Jim Lehrer didn’t do it. Martha Raddatz didn’t do it. Candy Crowley “almost” did it. Bob Schieffer wishes he had been able to do it.

Sway Calloway, a DJ and media personality known for giving rappers Eminem and Notorious B.I.G. their first radio airplay, finally did it. In an interview with President Obama that aired on MTV on Friday evening, Sway asked a question about climate change.

“Until this year, global climate change has been discussed in every presidential debate since 1988,” Sway said, sitting with Obama in the White House’s Blue Room. (That’s not exactly right—he should have said it’s been asked in at least one debate in every presidential campaign cycle since 1988. But close enough.) “It was a big part of your previous campaign but has been pushed back on the back burner. Given the urgency of the threat, do you feel that we’re moving quickly enough on this issue, number one? And number two, Samatha from New Jersey wants to know, what will you do to make it a priority?”

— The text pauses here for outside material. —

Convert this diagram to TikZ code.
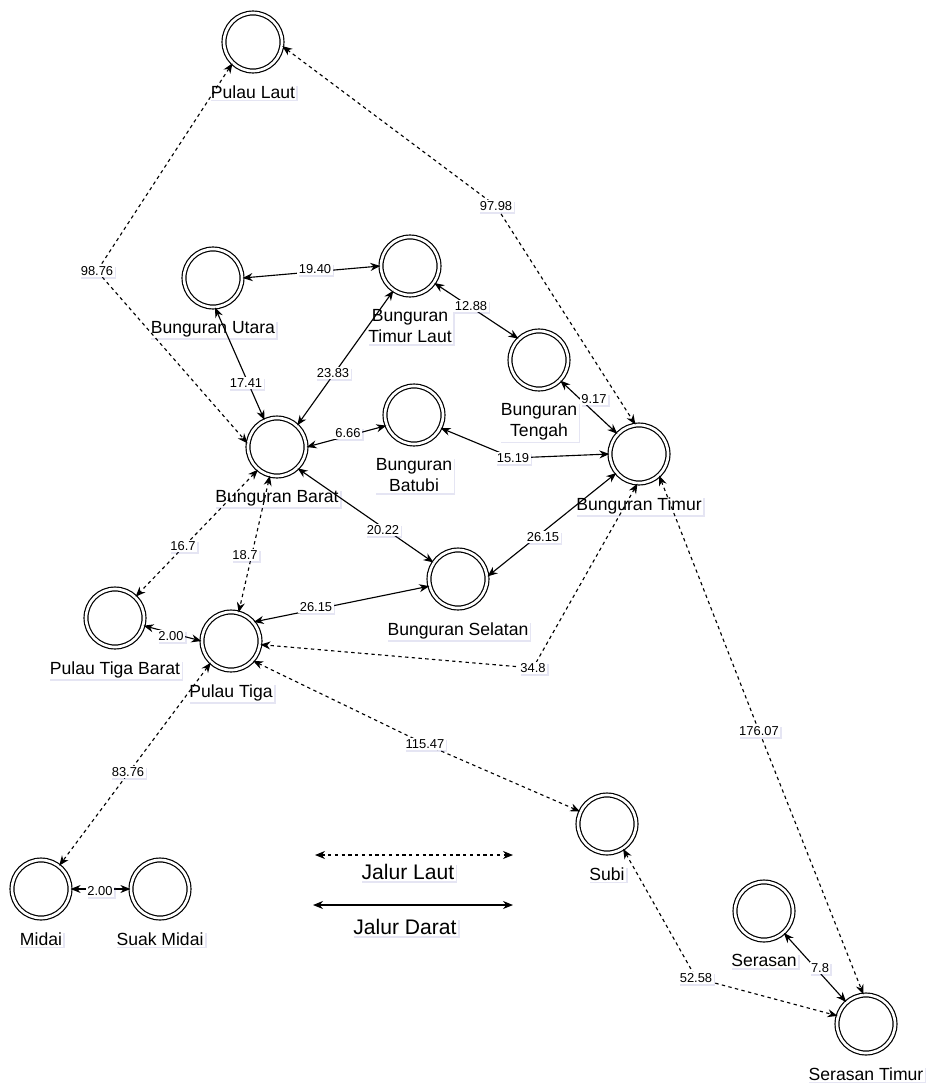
\documentclass[tikz,border=0pt]{standalone}
\usepackage{fontspec}
\setmainfont{Liberation Sans}
\usetikzlibrary{arrows.meta, shadows}
\pgfdeclarelayer{front}
\pgfsetlayers{main,front}

\begin{document}
\begin{tikzpicture}[
  x=0.025cm, y=-0.025cm,
  bayang/.style={drop shadow={shadow xshift=1.2pt, shadow yshift=-1.2pt, opacity=0.15, fill=blue!35!gray}},
  kota/.style={circle, draw, fill=white, line width=0.85pt, double, double distance=1.9pt, minimum size=1.45cm, inner sep=0pt, bayang},
  nama/.style={fill=white, inner sep=1pt, align=center, font=\fontsize{12.5}{15}\selectfont, bayang, yshift=-0.3cm},
  jarak/.style={fill=white, inner sep=1pt, font=\fontsize{9.2}{10}\selectfont, bayang},
  jdarat/.style={{Stealth[length=2.5mm, width=2mm]}-{Stealth[length=2.5mm, width=2mm]}, line width=0.8pt},
  jlaut/.style={jdarat, line width=0.8pt, dash pattern=on 2.4pt off 2.4pt}
]
  \useasboundingbox (0,0) rectangle (927,1084);

  % pulau / kecamatan
  \node[kota, label={[nama]below:Pulau Laut}] (plaut) at (253,42) {};
  \node[kota, label={[nama]below:Bunguran Utara}] (utara) at (213,278) {};
  \node[kota, label={[nama]below:{Bunguran\\Timur Laut}}] (tlaut) at (410,266) {};
  \node[kota, label={[nama]below:{Bunguran\\Tengah}}] (tengah) at (539,360) {};
  \node[kota, label={[nama]below:Bunguran Barat}] (barat) at (277,447) {};
  \node[kota, label={[nama]below:{Bunguran\\Batubi}}] (batubi) at (414,415) {};
  \node[kota, label={[nama]below:Bunguran Timur}] (timur) at (639,454) {};
  \node[kota, label={[nama]below:Bunguran Selatan}] (selatan) at (458,579) {};
  \node[kota, label={[nama]below:Pulau Tiga Barat}] (tbarat) at (115,618) {};
  \node[kota, label={[nama]below:Pulau Tiga}] (tiga) at (231,641) {};
  \node[kota, label={[nama]below:Midai}] (midai) at (41,889) {};
  \node[kota, label={[nama]below:Suak Midai}] (suak) at (160,889) {};
  \node[kota, label={[nama]below:Subi}] (subi) at (607,824) {};
  \node[kota, label={[nama]below:Serasan}] (serasan) at (764,911) {};
  \node[kota, label={[nama]below:Serasan Timur}] (stimur) at (866,1024) {};

  % jarak
  \begin{pgfonlayer}{front}
    \node[jarak] (d1940) at (315,269) {19.40};
    \node[jarak] (d1741) at (246,383) {17.41};
    \node[jarak] (d2383) at (333,373) {23.83};
    \node[jarak] (d1288) at (471,306) {12.88};
    \node[jarak] (d917) at (594,399) {9.17};
    \node[jarak] (d1519) at (513,458) {15.19};
    \node[jarak] (d666) at (348,433) {6.66};
    \node[jarak] (d2022) at (383,530) {20.22};
    \node[jarak] (d2615a) at (543,537) {26.15};
    \node[jarak] (d2615b) at (316,607) {26.15};
    \node[jarak] (d200a) at (171,636) {2.00};
    \node[jarak] (d200b) at (100,891) {2.00};
    \node[jarak] (d78) at (820,968) {7.8};
    \node[jarak] (d9876) at (97,271) {98.76};
    \node[jarak] (d9798) at (496,206) {97.98};
    \node[jarak] (d167) at (183,546) {16.7};
    \node[jarak] (d187) at (245,555) {18.7};
    \node[jarak] (d348) at (533,668) {34.8};
    \node[jarak] (d11547) at (425,744) {115.47};
    \node[jarak] (d8376) at (128,772) {83.76};
    \node[jarak] (d17607) at (759,731) {176.07};
    \node[jarak] (d5258) at (696,978) {52.58};
  \end{pgfonlayer}

  % jalur darat
  \draw[jdarat] (utara.0) -- (tlaut.180);
  \draw[jdarat] (utara.-86) -- (barat.115);
  \draw[jdarat] (tlaut.-124) -- (barat.47);
  \draw[jdarat] (tlaut.-35) -- (tengah.134);
  \draw[jdarat] (tengah.-44) -- (timur.137);
  \draw[jdarat] (batubi.-26) -- (d1519.center) -- (timur.180);
  \draw[jdarat] (barat.0) -- (batubi.-159);
  \draw[jdarat] (barat.-46) -- (selatan.146);
  \draw[jdarat] (selatan.5) -- (timur.-140);
  \draw[jdarat] (tiga.40) -- (selatan.-166);
  \draw[jdarat] (tbarat.-15) -- (tiga.180);
  \draw[jdarat] (midai.0) -- (suak.180);
  \draw[jdarat] (serasan.-48) -- (stimur.132);

  % jalur laut
  \draw[jlaut] (plaut.-134) -- (d9876.center) -- (barat.173);
  \draw[jlaut] (plaut.-8) -- (d9798.center) -- (timur.97);
  \draw[jlaut] (barat.-130) -- (tbarat.46);
  \draw[jlaut] (barat.-104) -- (tiga.75);
  \draw[jlaut] (timur.-93) -- (d348.center) -- (tiga.-7);
  \draw[jlaut] (tiga.-42) -- (d11547.center) -- (subi.155);
  \draw[jlaut] (tiga.-133) -- (midai.52);
  \draw[jlaut] (timur.-47) -- (d17607.center) -- (stimur.95);
  \draw[jlaut] (subi.-57) -- (d5258.center) -- (stimur.164);

  % keterangan
  \coordinate (lautA) at (315,855);
  \coordinate (lautB) at (513,855);
  \coordinate (daratA) at (313,905);
  \coordinate (daratB) at (513,905);
  \draw[jlaut] (lautA) -- (lautB);
  \draw[jdarat] (daratA) -- (daratB);
  \node[nama, yshift=0.3cm, font=\fontsize{15}{17}\selectfont] (kLaut) at (408,872) {Jalur Laut};
  \node[nama, yshift=0.3cm, font=\fontsize{15}{17}\selectfont] (kDarat) at (405,927) {Jalur Darat};
\end{tikzpicture}
\end{document}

The short answers: No, we’re not moving quickly enough. And no, I’m not really going to do anything in particular to make it a priority.

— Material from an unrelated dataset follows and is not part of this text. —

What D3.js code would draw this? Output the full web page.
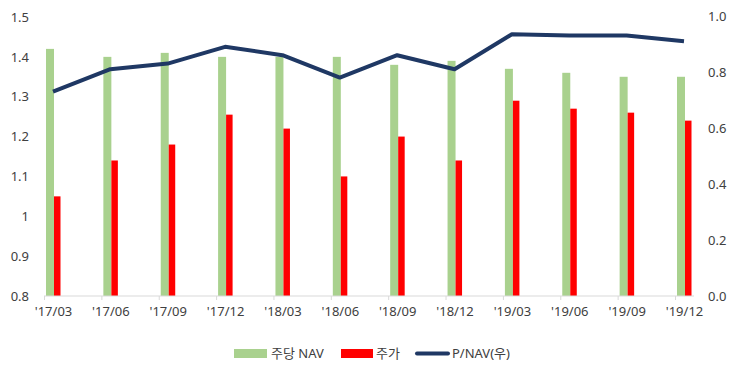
<!DOCTYPE html>
<html>
<head>
<meta charset="utf-8">
<script src="https://cdn.jsdelivr.net/npm/d3@7"></script>
<style>
  body { margin: 0; background: #fff; }
  text { font-family: "Noto Sans", "Noto Sans CJK KR", sans-serif; }
</style>
</head>
<body>
<svg id="chart"></svg>
<script>
const categories = ["'17/03", "'17/06", "'17/09", "'17/12", "'18/03", "'18/06", "'18/09", "'18/12", "'19/03", "'19/06", "'19/09", "'19/12"];
const navPerShare = [1.42, 1.40, 1.41, 1.40, 1.40, 1.40, 1.38, 1.39, 1.37, 1.36, 1.35, 1.35];
const sharePrice = [1.05, 1.14, 1.18, 1.255, 1.22, 1.10, 1.20, 1.14, 1.29, 1.27, 1.26, 1.24];
const pNav = [0.73, 0.81, 0.83, 0.89, 0.86, 0.78, 0.86, 0.81, 0.935, 0.93, 0.93, 0.91];
const leftTicks = [0.8, 0.9, 1, 1.1, 1.2, 1.3, 1.4, 1.5];
const rightTicks = [0, 0.2, 0.4, 0.6, 0.8, 1.0];

const width = 741, height = 377;
const svg = d3.select("#chart").attr("width", width).attr("height", height);

const x = d3.scalePoint().domain(categories).range([44, 675]);
const yL = d3.scaleLinear().domain([0.8, 1.5]).range([296, 17]);
const yR = d3.scaleLinear().domain([0, 1]).range([296, 16]);

const textColor = "#404040";

// bars
svg.selectAll(".nav")
  .data(navPerShare)
  .enter()
  .append("rect")
  .attr("x", (d, i) => x(categories[i]) + 2)
  .attr("y", d => yL(d))
  .attr("width", 8)
  .attr("height", d => yL(0.8) - yL(d))
  .attr("fill", "#a9d18e");

svg.selectAll(".price")
  .data(sharePrice)
  .enter()
  .append("rect")
  .attr("x", (d, i) => x(categories[i]) + 10)
  .attr("y", d => yL(d))
  .attr("width", 6.5)
  .attr("height", d => yL(0.8) - yL(d))
  .attr("fill", "#ff0000");

// x axis
const xAxis = svg.append("g")
  .attr("transform", "translate(0,296)")
  .call(d3.axisBottom(x).tickSize(4).tickSizeOuter(0));
xAxis.select(".domain").attr("d", "M44,0H694").attr("stroke", "#d9d9d9");
xAxis.selectAll(".tick line").attr("stroke", "#d9d9d9");
xAxis.selectAll("text")
  .attr("dx", 9)
  .attr("y", 11)
  .attr("fill", textColor)
  .attr("font-size", 13);

// left axis
const left = svg.append("g")
  .attr("transform", "translate(30,0)")
  .call(d3.axisLeft(yL).tickValues(leftTicks).tickFormat(d3.format("")).tickSize(0).tickPadding(1));
left.select(".domain").remove();
left.selectAll("text").attr("fill", textColor).attr("font-size", 13);

// right axis
const right = svg.append("g")
  .attr("transform", "translate(707,0)")
  .call(d3.axisRight(yR).tickValues(rightTicks).tickFormat(d3.format(".1f")).tickSize(0).tickPadding(1));
right.select(".domain").remove();
right.selectAll("text").attr("fill", textColor).attr("font-size", 13);

// line
const line = d3.line()
  .x((d, i) => x(categories[i]) + 9)
  .y(d => yR(d));
svg.append("path")
  .datum(pNav)
  .attr("fill", "none")
  .attr("stroke", "#1f3864")
  .attr("stroke-width", 4)
  .attr("stroke-linejoin", "round")
  .attr("d", line);

// legend
const legend = svg.append("g").attr("transform", "translate(0,353)");
legend.append("rect").attr("x", 234).attr("y", -4).attr("width", 33).attr("height", 9).attr("fill", "#a9d18e");
legend.append("text").attr("x", 271).attr("y", 5).attr("font-size", 13).attr("fill", textColor).text("주당 NAV");
legend.append("rect").attr("x", 341).attr("y", -4).attr("width", 32).attr("height", 9).attr("fill", "#ff0000");
legend.append("text").attr("x", 376).attr("y", 5).attr("font-size", 13).attr("fill", textColor).text("주가");
legend.append("line").attr("x1", 417).attr("x2", 448).attr("y1", 0.5).attr("y2", 0.5)
  .attr("stroke", "#1f3864").attr("stroke-width", 4).attr("stroke-linecap", "round");
legend.append("text").attr("x", 452).attr("y", 5).attr("font-size", 13).attr("fill", textColor).text("P/NAV(우)");
</script>
</body>
</html>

I’ve transcribed Obama’s response in full:

Well the answer is, number one, we’re not moving as fast as we need to. And this is an issue that future generations, MTV viewers, are going to have to be dealing with even more than the older generation is. And so this is a critical issue. And there’s a huge contrast in this campaign between myself and Governor Romney. I’m surprised it didn’t come up in one of the debates.

Governor Romney says he believes in climate change. That’s different than a lot of the members of his own party who just deny it completely. But he says he’s not sure that man-made causes are the reason. I believe scientists, who say that we’re putting too much carbon emissions into the atmostphere, and it’s heating the planet, and it’s going to have a severe effect.

So there are a couple things that we have already done over the last four years. Number one, we doubled fuel-efficiency standards on cars and trucks. That’s the first increase in 30 years in the fuel-mileage standards. And as a consequence we’ll be taking huge amounts of carbon out of the atmosphere, even as we’re also saving folks money at the pump and reducing our dependence on foreign oil. We’ve doubled clean-energy production: wind, solar, biofuels. And that means that increasingly people are getting—you know, electricity companies are generating power without the use of carbon-producing fuels. And that’s helping as well. The next step is to deal with buildings and really ramp up our efficiency in buildings. You know, if we had the same energy efficiency as Japan, we would cut our energy use by about 20 percent. And that means we’d be taking a whole lot of carbon out of our atmosphere. And if we do those things, we can meet the targets that I negotiated with other countries in Copenhagen to bring our carbon emissions down by about 17 percent, even as we’re creating good jobs in these industries.

In order for us to solve the whole problem, though, we’re going to have to have some technological breakthroughs. Because countries like China and India, they’re building coal-fired power plants. You know, they feel that they have to prioritize getting people out of poverty ahead of climate change. So what we have to do is help them and help ourselves by continuing to put money into research and technology about how do we really get the new sources of power that are going to make a difference.

A follow-up would have been nice. If you believe that green building standards alone are going to result in a 17 percent reduction in carbon emissions, then Obama might have a LEED-certified bridge to sell you. But at least he acknowledged that the emissions-reduction targets are still on the radar screen, even if he doesn’t have a real plan to meet them.

A real plan would probably involve taking another shot at serious climate legislation, such as cap-and-trade or a carbon tax, an idea that died very early in Obama’s first term. And it’s noteowrthy that Obama didn’t even mention the most serious effort that his administration is in fact taking, which is regulating carbon emissions through the EPA. That effort, branded a “war on coal” by Romney and other Republicans, is a sensitive subject in southeastern Ohio, where Obama desperately needs votes on Nov. 6.

Meanwhile, he seemed to stand by his policy of investing in alternative-energy technology, a program that has met with mixed results (and unrelenting Republican opposition). That’s something that would almost surely end under a Romney administration.